I think of the Minnesota my friend Jenny lovingly describes, replete with Somali teas, summer swims, and sledding. As I draft this, it’s patrolled night and day by what feels like a continual hum of helicopters, and many people I know are unable to leave their homes out of fear. Citizens, undocumented, legally residing — it doesn’t seem to matter. It is a true affliction, and it is tearing up these long-tended root systems which have built our city, a whole forest-ful.
My small son and I bundled up and grabbed candles and handwarmers and walked up to the local park last weekend to mourn the loss of so much life during these past weeks. Yes, Renee Macklin Good and Alex Jeffrey Pretti. But we were also holding vigil I believe for something else; we were watching and waiting for that terrestrial poetry in a dark hour, signs of beauty in the midst of affliction. Through this trial we have become more conscious of that universal country to which our networks ultimately belong to and connect to. About 200 of us gathered and stumbled through Amazing Grace with frozen toes. We were one gathering of hundreds more. A quiet moment to look in each others’ faces and pray for supernatural peace. The next day would mean more driving of neighbor kids, delivering of groceries, sorting of shampoo, and watching from street corners over our neighbor’s constitutional rights.
Dig Around and Fertilize
You’ve probably heard the story of Jesus cursing the fig tree because it had no fruit. Rather hard on the tree, I always thought. But the Lord has just been to the temple and cleared out the people selling stuff with a whip, so my guess is that he’s still pretty ticked off at the barrenness of his holy habitation. But guess what? I found another fig tree that Jesus spares! It’s in a story he tells:
A man had a fig tree growing in his vineyard, and he went to look for fruit on it but did not find any. So he said to the man who took care of the vineyard, “For three years now I’ve been coming to look for fruit on this fig tree and haven’t found any. Cut it down! Why should it use up the soil?”
“Sir,” the man replied, “leave it alone for one more year, and I’ll dig around it and fertilize it. If it bears fruit next year, fine! If not, then cut it down.”
I love this man. There has been a kind of desperation in the air which feels end-of-the-worldy around here. It doesn’t seem to hinge on a particular political point of view, though people may read the signs very differently from one another. But the final point I’d like to drive home is that the fig tree has not been cursed, uprooted or cut down — yet. We yet have time. But we must change our ways. The axe is truly laid to the root.
I’m not really talking about all that fraud that needs addressing, or violent foreign-born criminals, or MAGA influencers or what have you. I mean looking squarely and bravely at our very own hearts. How quick we are to lay the fault at the feet of someone else, and it’s the person wearing the opposite color (red or blue). But it’s time to own up to our own poop, break out the trowel and turn it into fertilizer. What do I mean?
Start a conversation with the family member who votes the opposite of you. Ask a question and just listen. Say uh-huh and ok and really, why is that? and process what they say, instead of silently marshaling all of the Internet resources you’re going to bombard them with once they shut up. Make it a point to not score points. LISTEN. If you live in the city, talk with your friend in the burbs and vice versa. Ask how these times have felt to her. We all carry fears that we deeply long to lay down — too often we end up laying the blame at the feet of someone else who’s just as frightened. You voted for him. You for her. You spoke too loud. You were too silent.

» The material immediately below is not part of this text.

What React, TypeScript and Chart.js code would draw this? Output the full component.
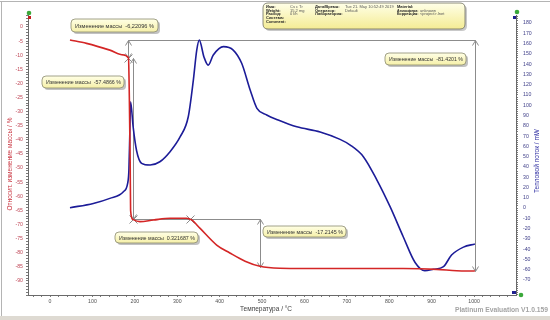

If you’re a Very Online kind of person, try an algorithm trade with a trusted friend who probably relies on different news sources than you do. Or even better? In place of constant news for a while, read a good novel or some history. Not only is it a breath of fresh air, it’s also a much better way to get to know humans. (I read a book about Frank Church and the Church Committee last year and it revolutionized how I saw the current political climate. I also read Our Mutual Friend by Dickens a couple months ago and absorbed some much needed empathy and a sense of humor.) Not only is our city the difficult country we’ve been given to love; so are the people. We can all be insufferably difficult to love!
A Final Warning
I will end on a rather serious note, and that is that the dark is becoming very dark and the light very light. When this particular immigration surge in Minneapolis came about, it was marked by a cruelty and lawlessness which I do believe would upset most people if they saw it. Really saw it. We must speak the truth about these things, as this conservative judge and this pastor and many, many others have. And why is this?

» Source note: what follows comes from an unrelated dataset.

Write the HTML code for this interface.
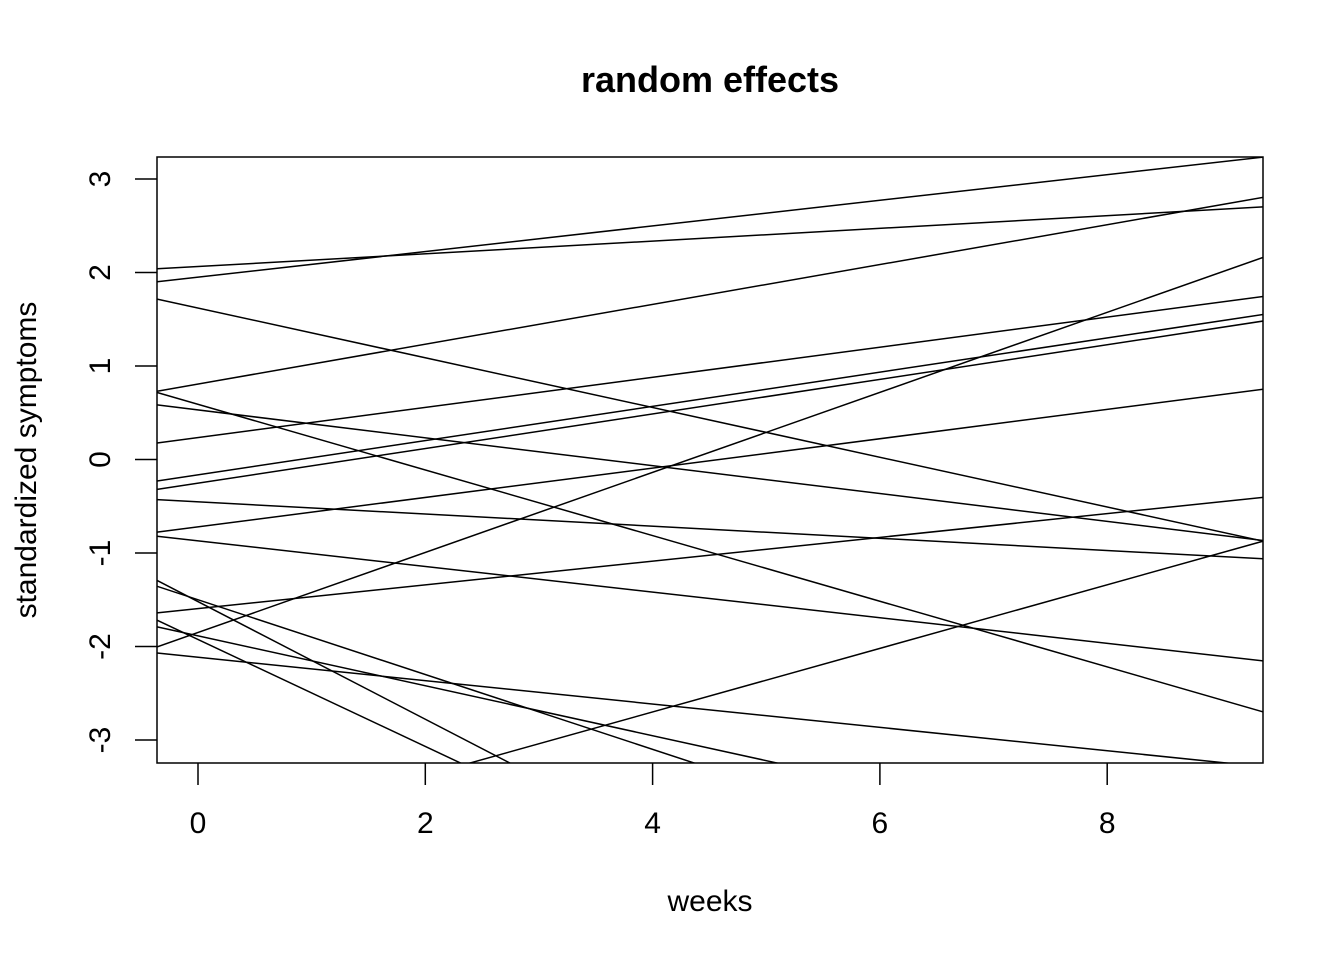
<!DOCTYPE html>
<html><head><meta charset="utf-8"><style>html,body{margin:0;background:#fff;overflow:hidden;width:1344px;height:960px}svg{display:block}text{font-family:"Liberation Sans",Arial,sans-serif;fill:#000}</style></head>
<body>
<svg id="c" width="1344" height="960">
<defs><clipPath id="clip"><rect x="157" y="157" width="1106" height="606"/></clipPath></defs>
<text x="710" y="92" text-anchor="middle" font-size="36" font-weight="bold">random effects</text>
<text x="710" y="911" text-anchor="middle" font-size="30">weeks</text>
<text transform="translate(36,460) rotate(-90)" text-anchor="middle" font-size="30">standardized symptoms</text>
<g id="lines" clip-path="url(#clip)"></g>
<rect x="157" y="157" width="1106" height="606" fill="none" stroke="#000" stroke-width="1.5"/>
<g id="xa"></g>
<g id="ya"></g>
</svg>
<script>
const intercepts=[2.064,1.95,0.807,1.62,0.59,0.53,0.235,-0.164,-0.253,-0.453,-0.72,-0.87,-1.595,-1.85,-1.52,-1.50,-1.925,-1.886,-2.115,-4.06];
const slopes=[0.068,0.137,0.213,-0.266,-0.351,-0.149,0.161,0.183,0.185,-0.065,0.157,-0.137,0.127,0.428,-0.629,-0.40,-0.572,-0.267,-0.125,0.34];
const xTicks=[0,2,4,6,8];
const yTicks=[-3,-2,-1,0,1,2,3];
const NS='http://www.w3.org/2000/svg';
const xmin=-0.36,xmax=9.375;
const sx=v=>198+v*113.65;
const sy=v=>459.5-v*93.5;
const g=document.getElementById('lines');
intercepts.forEach((a,i)=>{
 const l=document.createElementNS(NS,'line');
 l.setAttribute('x1',sx(xmin));l.setAttribute('y1',sy(a+slopes[i]*xmin));
 l.setAttribute('x2',sx(xmax));l.setAttribute('y2',sy(a+slopes[i]*xmax));
 l.setAttribute('stroke','#000');l.setAttribute('stroke-width','1.5');
 
 
 g.appendChild(l);
});
const xa=document.getElementById('xa');
xTicks.forEach(t=>{
 const l=document.createElementNS(NS,'line');
 l.setAttribute('x1',sx(t));l.setAttribute('x2',sx(t));l.setAttribute('y1',763);l.setAttribute('y2',785);
 l.setAttribute('stroke','#000');l.setAttribute('stroke-width','1.5');
 
 
 xa.appendChild(l);
 const tx=document.createElementNS(NS,'text');
 tx.setAttribute('x',sx(t));tx.setAttribute('y',833);tx.setAttribute('text-anchor','middle');tx.setAttribute('font-size','30');
 tx.textContent=t;
 
 
 xa.appendChild(tx);
});
const ya=document.getElementById('ya');
yTicks.forEach(t=>{
 const l=document.createElementNS(NS,'line');
 l.setAttribute('x1',135);l.setAttribute('x2',157);l.setAttribute('y1',sy(t));l.setAttribute('y2',sy(t));
 l.setAttribute('stroke','#000');l.setAttribute('stroke-width','1.5');
 
 
 ya.appendChild(l);
 const tx=document.createElementNS(NS,'text');
 tx.setAttribute('transform','translate(110,'+sy(t)+') rotate(-90)');tx.setAttribute('text-anchor','middle');tx.setAttribute('font-size','30');
 tx.textContent=t;
 
 
 ya.appendChild(tx);
});
</script>
</body></html>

Even if you don’t believe that every person from Greg Bovino to Liam Ramos is made in the image of God, if you are American you do subscribe to this:
We hold these truths to be self-evident, that all men are created equal, that they are endowed by their Creator with certain unalienable Rights, that among these are Life, Liberty and the pursuit of Happiness.--That to secure these rights, Governments are instituted among Men, deriving their just powers from the consent of the governed, --That whenever any Form of Government becomes destructive of these ends, it is the Right of the People to alter or to abolish it…
This is the civic reason that many people hold those signs, blow those whistles, deliver food, wire money to detainees, etc. But if you also want the philosophical and eternal reason, you can get it from (of course) Simone. It’s in the form of a warning, the sober words of which I will leave us all to ponder:
But to destroy cities, either materially or morally, or to exclude human beings from a city, thrusting them down to the state of social outcasts, this is to sever every bond of poetry and love between human beings and the universe. It is to plunge them forcibly into the horror of ugliness. There can scarcely be a greater crime. We all have a share by our complicity in an almost innumerable quantity of such crimes. If only we could understand, it should wring tears of blood from us.
Dear ones, let us remember the sojourner in our midst.





There is nothing I can add. You (and Simone) said it all so articulately❤️In tears.
Heart-wrenching. Needed words in a dark time, especially for us in the Minneapolis area. And if we call ourselves people of faith, there is an implicit call to love the sojourner (foreigner) among us, to love and care for the weak and needy, to feed the hungry among us. It is simply having and showing compassion. It is for the sake of the Name.